I so understand where you are at with the pain and guilt. Or spouses sound very similar with emotional abuse, negating, dismissing who I am, what I have to say and any desires I may have. We've seen marriage counselors over the years with no real changes in the relationship. We've been in couples counseling now for the last year, starting after I said I was leaving and meant it. I was asked to stay by the counselor at the times to see if issues could be resolved. This looked promising for a several months but ultimately found myself right back at square one.
I feel like I closed the door on our marriage about 2 months ago as I reached that wall and know that I cannot do this anymore. I am completely drained and empty and honestly do not have it in me to even begin to try to be apart of this marriage. I've been very unhappy for so long I can't remember the last time I've felt any joy. There's so much more to this but want to get to my issue right now.
I made a list several weeks ago of non-negociable issues that HAD to be addressed and resolved or there was nothing further to consider in our relationship. Though, really I think what it really is is a letter showing him WHY we ended up the way we did from my perspective as he never seems to quite get it.
The therapist talked me into giving him this list, which is 6 pages long by the way, so he could really understand my perspective. So, all this happened and now I'm getting all the promises I've heard so many times. Everything I ever wanted him to work on he's now willing to do. Problem- I've heard all this so many times I can't count and 2-3 months down the road the whole thing repeats itself. I can't do this anymore. 

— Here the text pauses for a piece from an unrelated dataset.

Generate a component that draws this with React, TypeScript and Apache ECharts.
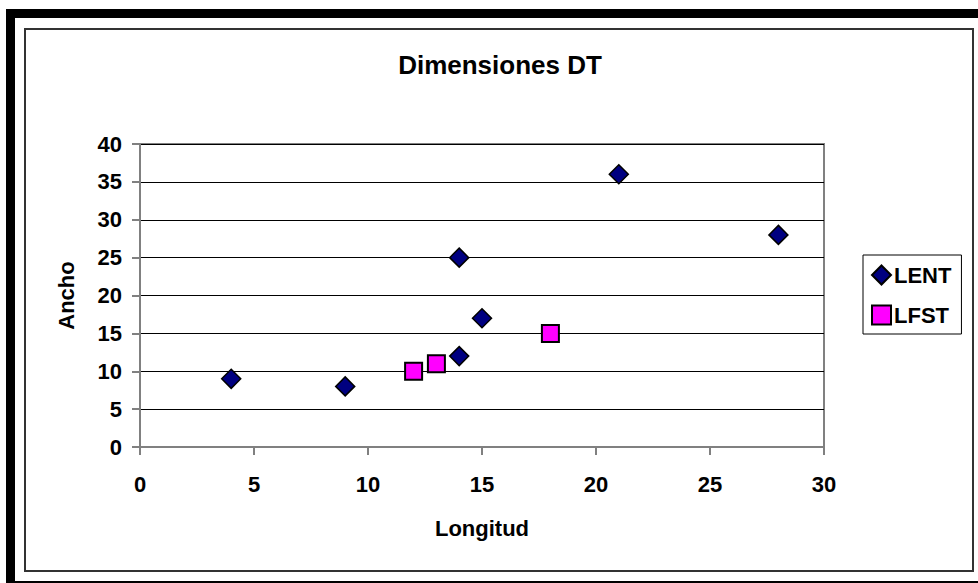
import React, { useEffect, useRef } from "react";
import * as echarts from "echarts";

const title = "Dimensiones DT";
const xName = "Longitud";
const yName = "Ancho";
const lentX = [4, 9, 14, 14, 15, 21, 28];
const lentY = [9, 8, 12, 25, 17, 36, 28];
const lfstX = [12, 13, 18];
const lfstY = [10, 11, 15];
const seriesNames = ["LENT", "LFST"];

const FONT = "Liberation Sans, Arial, sans-serif";

export default function App() {
  const ref = useRef<HTMLDivElement>(null);
  useEffect(() => {
    if (!ref.current) return;
    const chart = echarts.init(ref.current, undefined, { renderer: "svg" });
    const lent = lentX.map((x, i) => [x, lentY[i]]);
    const lfst = lfstX.map((x, i) => [x, lfstY[i]]);
    chart.setOption({
      animation: false,
      backgroundColor: "#ffffff",
      textStyle: { fontFamily: FONT },
      graphic: [
        { type: "rect", shape: { x: 6, y: 9, width: 972, height: 9 }, style: { fill: "#000" } },
        { type: "rect", shape: { x: 6, y: 9, width: 9, height: 574 }, style: { fill: "#000" } },
        { type: "rect", shape: { x: 6, y: 581, width: 972, height: 2 }, style: { fill: "#000" } },
        { type: "rect", shape: { x: 25, y: 29, width: 948, height: 542 }, style: { fill: "none", stroke: "#333", lineWidth: 2 } },
      ],
      title: {
        text: title,
        left: 495,
        top: 47,
        textAlign: "center",
        textStyle: { fontSize: 26, fontWeight: "bold", color: "#000", fontFamily: FONT },
      },
      legend: {
        orient: "vertical",
        left: 863,
        top: 255,
        width: 102,
        padding: [9, 10, 8, 8],
        itemGap: 18,
        itemWidth: 19,
        itemHeight: 19,
        borderColor: "#000",
        borderWidth: 1,
        backgroundColor: "#fff",
        textStyle: { fontSize: 22, fontWeight: "bold", color: "#000", fontFamily: FONT, padding: [0, 0, 0, -2] },
        data: [
          { name: seriesNames[0], icon: "diamond" },
          { name: seriesNames[1], icon: "rect" },
        ],
      },
      grid: { left: 140, top: 144, right: 154, bottom: 136, show: true, borderColor: "#808080", borderWidth: 2, backgroundColor: "#fff" },
      xAxis: {
        type: "value",
        min: 0,
        max: 30,
        interval: 5,
        name: xName,
        nameLocation: "middle",
        nameGap: 70,
        nameTextStyle: { fontSize: 22, fontWeight: "bold", color: "#000", fontFamily: FONT },
        axisLine: { show: true, onZero: false, lineStyle: { color: "#808080", width: 2 } },
        axisTick: { show: true, length: 8, lineStyle: { color: "#808080", width: 2 } },
        axisLabel: { fontSize: 22, fontWeight: "bold", color: "#000", margin: 26, fontFamily: FONT },
        splitLine: { show: false },
      },
      yAxis: {
        type: "value",
        min: 0,
        max: 40,
        interval: 5,
        name: yName,
        nameLocation: "middle",
        nameGap: 63,
        nameTextStyle: { fontSize: 22, fontWeight: "bold", color: "#000", fontFamily: FONT },
        axisLine: { show: true, onZero: false, lineStyle: { color: "#808080", width: 2 } },
        axisTick: { show: true, length: 8, lineStyle: { color: "#808080", width: 2 } },
        axisLabel: { fontSize: 22, fontWeight: "bold", color: "#000", margin: 18, fontFamily: FONT },
        splitLine: { show: true, lineStyle: { color: "#000", width: 1 } },
      },
      series: [
        {
          name: seriesNames[0],
          type: "scatter",
          data: lent,
          symbol: "diamond",
          symbolSize: 19,
          itemStyle: { color: "#000080", borderColor: "#000", borderWidth: 1.5, opacity: 1 },
        },
        {
          name: seriesNames[1],
          type: "scatter",
          data: lfst,
          symbol: "rect",
          symbolSize: 17,
          itemStyle: { color: "#ff00ff", borderColor: "#000", borderWidth: 2, opacity: 1 },
        },
      ],
    });
    return () => chart.dispose();
  }, []);
  return (
    <div style={{ position: "fixed", left: 0, top: 0, width: 978, height: 583, background: "#fff" }}>
      <div ref={ref} style={{ width: 978, height: 583 }} />
    </div>
  );
}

And finally, the one thing that really confuses me. He agreed and did go to see a therapist of his own to work on his "issues" that he knows he has. This has never happened before and its made me more conflicted than ever. I was/am so ready to make my own life and find peace and happiness and now I'm not sure what the right answer is. I don't think I can open that door again, I have tried and its just slammed shut. I don't know that I can love him like I once had. so now I'm back in the same old dilema.


----------